Christmas Roast Pheasant

christmas_roast_pheasant_130809_113828.jpg

Description Roast pheasant is traditionally served with game chips, fried breadcrumbs and/or bread sauce

1 Young Pheasant*
1 Apple, Cored and Chopped*
½ Onion, Chopped*
2 tbs Butter*
Salt and Freshly Ground Black Pepper*
3 Slices Streaky Bacon*

For the stock:
Giblets from the Pheasant*
1 Slice Onion*
2-3 Slices Carrot*
1 Bay Leaf*
Little Port (optional)*

Method

1 Place the apple and onion inside the bird, together with 1 tbs of the butter, three or found round turns of the pepper grinder and a little salt. Ensure the bird is well-trussed and rub it all over with the remaining butter.

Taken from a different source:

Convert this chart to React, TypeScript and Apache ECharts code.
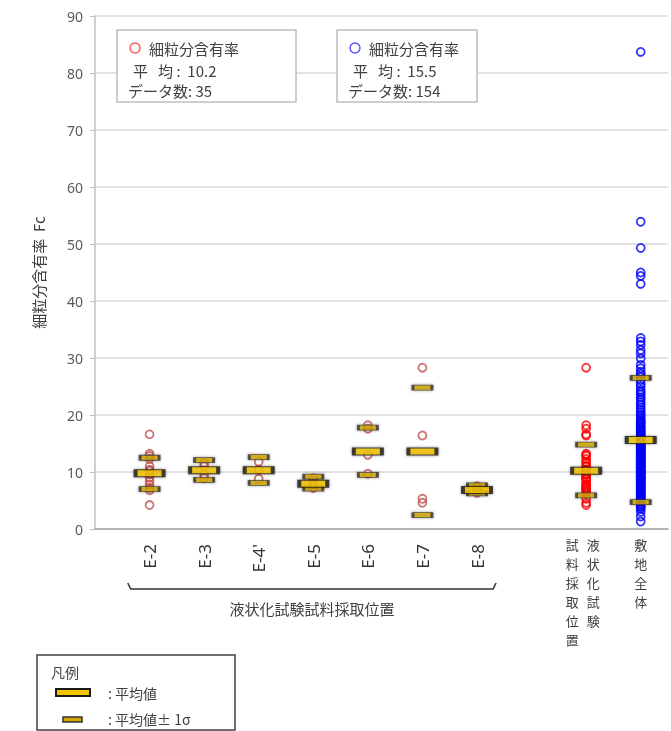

2 Cover the breast with streaky bacon and place in a preheated oven, 180oC, 350oF, Gas Mark 4, breast side down, for about 1 hour (depending on the size of the bird) basting as often as possible. Remove the bacon for the last 10 minutes and turn the bird the right way up to allow the breast to brown. Allow the pheasant to rest, in a warm place, for at least 20 minutes before serving.

3 While the pheasant is cooking, put the giblets in a pan of water, together with a slice of onion, 2-3 slices f carrot and a bay leaf, bring to the boil and simmer for about an hour.

4 Make a thin gravy mixing the juices from the roasting pan with the strained stock and a little port, if using. Season to taste.